Image by Dmitry Soshnikov
GANs are called adversarial because there is a constant competition between the generator and the discriminator. During this competition, both generator and discriminator improve, thus the network learns to produce better and better pictures.
The training happens in two stages:
- Training the discriminator. This task is pretty straightforward: we generate a batch of images by the generator, labeling them 0, which stands for fake image, and taking a batch of images from the input dataset (with label 1, real image). We obtain some discriminator loss, and perform backprop.
- Training the generator. This is slightly more tricky, because we do not know the expected output for the generator directly. We take the whole GAN network consisting of a generator followed by discriminator, feed it with some random vectors, and expect the result to be 1 (corresponding to real images). We then freeze the parameters of the discriminator (we do not want it to be trained at this step), and perform the backprop.
During this process, both the generator and the discriminator losses are not going down significantly. In the ideal situation, they should oscillate, corresponding to both networks improving their performance.
GANs are known to be especially difficult to train. Here are a few problems:
- Mode Collapse. By this term we mean that the generator learns to produce one successful image that tricks the generator, and not a variety of different images.
- Sensitivity to hyperparameters. Often you can see that a GAN does not converge at all, and then suddenly decreases in the learning rate leading to convergence.

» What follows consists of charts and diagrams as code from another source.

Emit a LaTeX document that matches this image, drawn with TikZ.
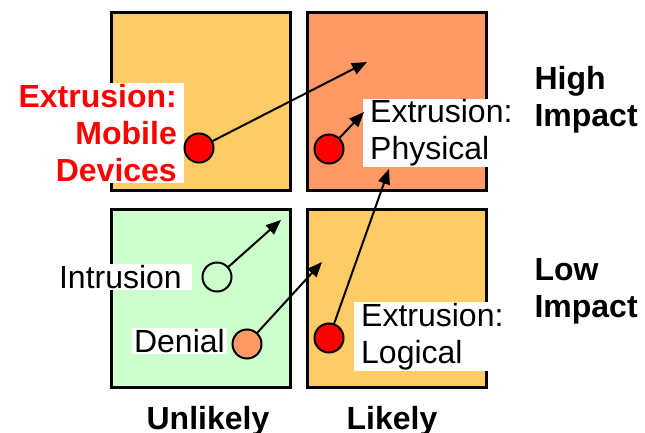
\documentclass[tikz,border=0pt]{standalone}
\usepackage{fontspec}
\setmainfont{Liberation Sans}
\usetikzlibrary{arrows.meta}

\definecolor{sand}{HTML}{FFCC66}
\definecolor{salmon}{HTML}{FF9966}
\definecolor{mint}{HTML}{CCFFCC}

\begin{document}
\begin{tikzpicture}[x=1pt,y=-1pt,
  quad/.style={draw, line width=3pt, minimum width=179pt, minimum height=178pt, inner sep=0pt},
  dot/.style={circle, draw, line width=2pt, minimum size=29pt, inner sep=0pt},
  lbl/.style={fill=white, inner xsep=7pt, inner ysep=1pt, font=\fontsize{32}{37}\selectfont},
  axis/.style={font=\bfseries\fontsize{32}{37}\selectfont, align=left},
  arr/.style={line width=2pt, -{Triangle[length=15pt,width=12pt]}}]
  \useasboundingbox (0,0) rectangle (645,433);

  % the four squares
  \foreach \nm/\cx/\cy/\col in {hiunl/201/101.5/sand, hilik/397/101.5/salmon,
                                lounl/201/298.5/mint, lolik/397/298.5/sand} {
    \node[quad, fill=\col] (\nm) at (\cx,\cy) {};
  }

  % labels
  \node[lbl, text=red, font=\bfseries\fontsize{32}{37}\selectfont, align=right, anchor=east]
    (moblbl) at (184,133) {Extrusion:\\Mobile\\Devices};
  \node[lbl, align=left, anchor=west] (phylbl) at (363,133) {Extrusion:\\Physical};
  \node[lbl, align=left, anchor=west] (loglbl) at (354,336.5) {Extrusion:\\Logical};
  \node[lbl, anchor=east, inner xsep=2pt] (intlbl) at (192,277) {Intrusion\kern8pt};
  \node[lbl, anchor=east, inner xsep=2pt] (denlbl) at (227,341) {Denial};

  % threats
  \node[dot, fill=red] (mob) at (199,148) {};
  \node[dot, fill=red] (phy) at (329,149) {};
  \node[dot, fill=red] (log) at (329,338) {};
  \node[dot, fill=mint] (int) at (217,277) {};
  \node[dot, fill=salmon] (den) at (247,344) {};

  % where they move to
  \coordinate (mobto) at (367,62);
  \coordinate (phyto) at (364,112);
  \coordinate (logto) at (389,169);
  \coordinate (intto) at (281,220);
  \coordinate (dento) at (322,262);
  \draw[arr] (mob) -- (mobto);
  \draw[arr] (phy) -- (phyto);
  \draw[arr] (log) -- (logto);
  \draw[arr] (int) -- (intto);
  \draw[arr] (den) -- (dento);

  % axes
  \node[axis, anchor=west] (hi) at (531,100) {High\\Impact};
  \node[axis, anchor=west] (lo) at (531,291) {Low\\Impact};
  \node[axis, anchor=base] (unl) at (208,429) {Unlikely};
  \node[axis, anchor=base] (lik) at (392,429) {Likely};
\end{tikzpicture}
\end{document}
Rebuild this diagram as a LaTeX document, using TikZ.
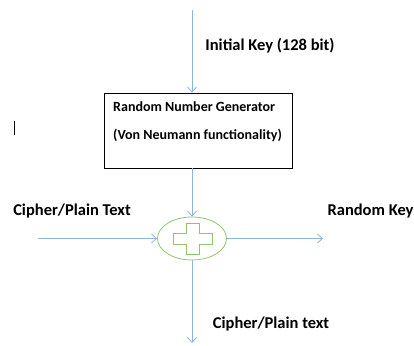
\documentclass[tikz,border=0pt]{standalone}
\usepackage{fontspec}
\setmainfont{Carlito}
\usetikzlibrary{arrows.meta,shapes.geometric}
\definecolor{arrowblue}{RGB}{140,180,226}
\definecolor{plusgreen}{RGB}{146,196,110}
\tikzset{
  flow/.style={draw=arrowblue, line width=0.8pt, -{Straight Barb[length=5pt,width=9pt]}},
  lbl/.style={font=\bfseries\fontsize{16.5}{18}\selectfont, inner sep=0pt},
  boxlbl/.style={font=\bfseries\fontsize{14}{16}\selectfont, inner sep=0pt, anchor=west},
  rng/.style={draw=black, line width=0.7pt, minimum width=188pt, minimum height=75pt, inner sep=0pt},
  xorop/.style={draw=plusgreen, line width=0.8pt, ellipse, minimum width=69pt, minimum height=43pt, inner sep=0pt}
}
\begin{document}
\begin{tikzpicture}[x=1pt,y=-1pt]
\useasboundingbox (0,0) rectangle (414,345);
\node[rng] (box) at (198,130.5) {};
\node[boxlbl] (t1) at (113,107) {Random Number Generator};
\node[boxlbl] (t2) at (113,135) {(Von Neumann functionality)};
\node[xorop] (x) at (192,238.5) {};
\draw[plusgreen, line width=0.8pt] (186,223) -- (199,223) -- (199,233) -- (212,233) -- (212,244) -- (199,244) -- (199,254) -- (186,254) -- (186,244) -- (173,244) -- (173,233) -- (186,233) -- cycle;
\coordinate (top) at (192,10);
\coordinate (left) at (38,238.5);
\coordinate (right) at (323,238.5);
\coordinate (bot) at (192,343);
\draw[flow] (top) -- (top |- box.north);
\draw[flow] (box.south -| x.north) -- (x.north);
\draw[flow] (left) -- (x.west);
\draw[flow] (x.east) -- (right);
\draw[flow] (x.south) -- (bot);
\node[lbl] (ik) at (270,46) {Initial Key (128 bit)};
\node[lbl] (cp) at (72,211) {Cipher/Plain Text};
\node[lbl] (rk) at (370.5,211) {Random Key};
\node[lbl] (cpo) at (271,324) {Cipher/Plain text};
\draw[black, line width=1.5pt] (14.5,121) -- (14.5,135);
\end{tikzpicture}
\end{document}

- Keeping a balance between the generator and the discriminator. In many cases discriminator loss can drop to zero relatively quickly, which results in the generator being unable to train further. To overcome this, we can try setting different learning rates for the generator and discriminator, or skip discriminator training if the loss is already too low.
- Training for high resolution. Reflecting the same problem as with autoencoders, this problem is triggered because reconstructing too many layers of convolutional network leads to artifacts. This problem is typically solved with so-called progressive growing, when first a few layers are trained on low-res images, and then layers are "unblocked" or added. Another solution would be adding extra connections between layers and training several resolutions at once - see this Multi-Scale Gradient GANs paper for details.
GANs is a great way to generate artistic images. Another interesting technique is so-called style transfer, which takes one content image, and re-draws it in a different style, applying filters from style image.
The way it works is the following:
- We start with a random noise image (or with a content image, but for the sake of understanding it is easier to start from random noise)
- Our goal would be to create such an image, that would be close to both content image and style image. This would be determined by two loss functions:
- Content loss is computed based on the features extracted by the CNN at some layers from current image and content image
- Style loss is computed between current image and style image in a clever way using Gram matrices (more details in the example notebook)
- To make the image smoother and remove noise, we also introduce Variation loss, which computes average distance between neighboring pixels
- The main optimization loop adjusts current image using gradient descent (or some other optimization algorithm) to minimize the total loss, which is a weighted sum of all three losses.
✍️ Example: Style Transfer
In this lesson, you learned about GANS and how to train them. You also learned about the special challenges that this type of Neural Network can face, and some strategies on how to move past them.
Run through the Style Transfer notebook using your own images.
For reference, read more about GANs in these resources:
- Marco Pasini, 10 Lessons I Learned Training GANs for one Year
- StyleGAN, a de facto GAN architecture to consider
- Creating Generative Art using GANs on Azure ML
Revisit one of the two notebooks associated to this lesson and retrain the GAN on your own images. What can you create?